Bilimi, tarihle buluşturan köprü.
Türkiye’nin en eski devlet üniversitesi olan İstanbul Üniversitesi (İÜ), İstanbul’un Fatih ilçesindedir. Osmanlı devletinin varlığını sürdürdüğü yıllarda kurum, Avrupa tarzında öğretim veren ilk üniversite olarak kabul edilmekteydi. Darülfünun kurumunun devamı olarak faaliyet yürüten İstanbul Üniversitesinin bazı birimlerinin tarihi, Fatih Sultan Mehmet dönemine kadar uzanıyor. Fatih Sultan Mehmet’in emriyle 30 Mayıs 1453 yılında kurulan Sahn-ı Seman medreseleri, İstanbul Üniversitesinin kuruluşundaki ilk adım olarak değerlendirilmektedir. Kurum, 1933 yılına kadar Darülfünun-ı Şahane, ve İstanbul Darülfünunu adıyla eğitim faaliyetine devam eder. 1 Ağustos 1933 tarihinden itibaren de İstanbul Üniversitesi adını almıştır. 18 Kasım’daki yüksek öğrenim takviminin başlamasıyla birlikte İstanbul Üniversitesi, Türkiye’nin ilk üniversitesi olarak eğitim hizmetine başlamıştır.
2019 yılında yayınlanan Dünyanın en iyi 500 üniversitesi listesinde yer alan İstanbul Üniversitesi, en iyi üniversiteler arasında 2006’dan beri yer alıyor. Üniversite, Asya Pasifik bölgesinde eğitim veren üniversiteler arasında da en iyi 100 üniversite arasında gösterilmektedir.

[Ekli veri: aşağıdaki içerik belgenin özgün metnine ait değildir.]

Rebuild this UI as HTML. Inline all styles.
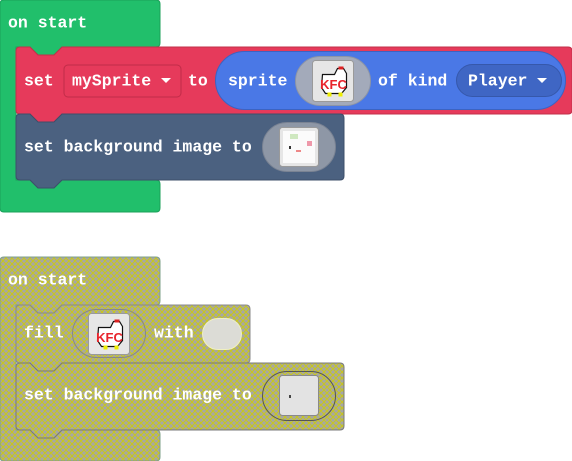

Üniversitenin Beyazıt Meydanında bulunan saat kulesi, Mustafa Şem-i Pek tarafından 1865 yılında inşa edilmiş mimari bir şah eserdir. Türkiye’nin ilk hukuk fakültesi de yine İstanbul üniversitesinin bünyesinde açılmıştır. Temelleri II. Mahmut dönemine kadar uzanan Fatih Darüşşifası, 1933 yılında Tıp fakültesi olarak yeniden düzenlenerek İstanbul Üniversitesinin çatısı altında öğretime açılır. Bu fakültelerin haricinde Diş Hekimliği Fakültesi, Eczacılık Fakültesi, Siyasal Bilgiler Fakültesi, İletişim Fakültesi, Edebiyat Fakültesi ve İlahiyat Fakültesi de İstanbul üniversitesinin en fazla talep gören öğretim birimleridir. Üniversite, kuruluş tarihinden itibaren gelişerek bugün 5 kampüs içerisinde faaliyetlerini sürdürüyor, bunlar:
- Beyazıt kampüsü: Siyaset bilimleri, halkla ilişkiler, hukuk, mimarlık, su bilimleri ve eczacılık fakülteleri bu kampüs içerisinde yer alıyor.
- Laleli kampüsü: Laleli tramvay istasyonu ile Vezneciler meydanı arasında kalan kampüste, Edebiyat ve doğa bilimleri fakülteleri hizmet veriyor.
- Avcılar kampüsü: İstanbul Üniversitesi’nin en büyük yerleşkesi Avcılar Kampüsüdür. İşletme, Yönetim ve Lojistik Fakülteleri bu kampüstedir.
- Çapa kampüsü: tıp ve diş hekimliği fakültelerinin bulunduğu kampüstür.
- Kadıköy Yerleşkesi: devlet konservatuarının bulunduğu yerleşkedir.
Köklü mazisi ve saygın tarihi ile ülkemizin bilim ve sanat hayatına imza atan İstanbul Üniversitesi, geçmiş yıllarda pek çok ünlü şahsiyetin öğretim gördüğü akademik kuruluş olmuştur. Bu isimler arasında, Nihat Erim ( Türkiye Cumhuriyeti’nin 13. Başbakanı), Hasan Âli Yücel ( eski Milli Eğitim Bakanı) Aziz Sancar ( Nobel Ödüllü Türk doktor, akademisyen), Fuat Sezgin (Türk bilim tarihçisi), Ahmet Hamdi Tanpınar (şair, romancı ve deneme yazarı) ve Abdi İpekçi ( Milliyet gazetesinin yazı işleri müdürü) sayılabilir.
Ülke kültürünün ve biliminin gelişiminde mihenk taşı olarak değerlendirilen İstanbul Üniversitesi, tarihi yerleşkelerini ziyarete açtı. Ana kampüs ve diğer kampüsler, hafta içi belirli saatler arasında ziyaret edilebiliyor. Halkı, tarihi üniversitenin fakültelerini gezmeye davet eden Üniversite yönetiminin bu uygulaması sayesinde, eğitim ve öğretime olan ilginin ülke genelinde artabileceği düşünülüyor.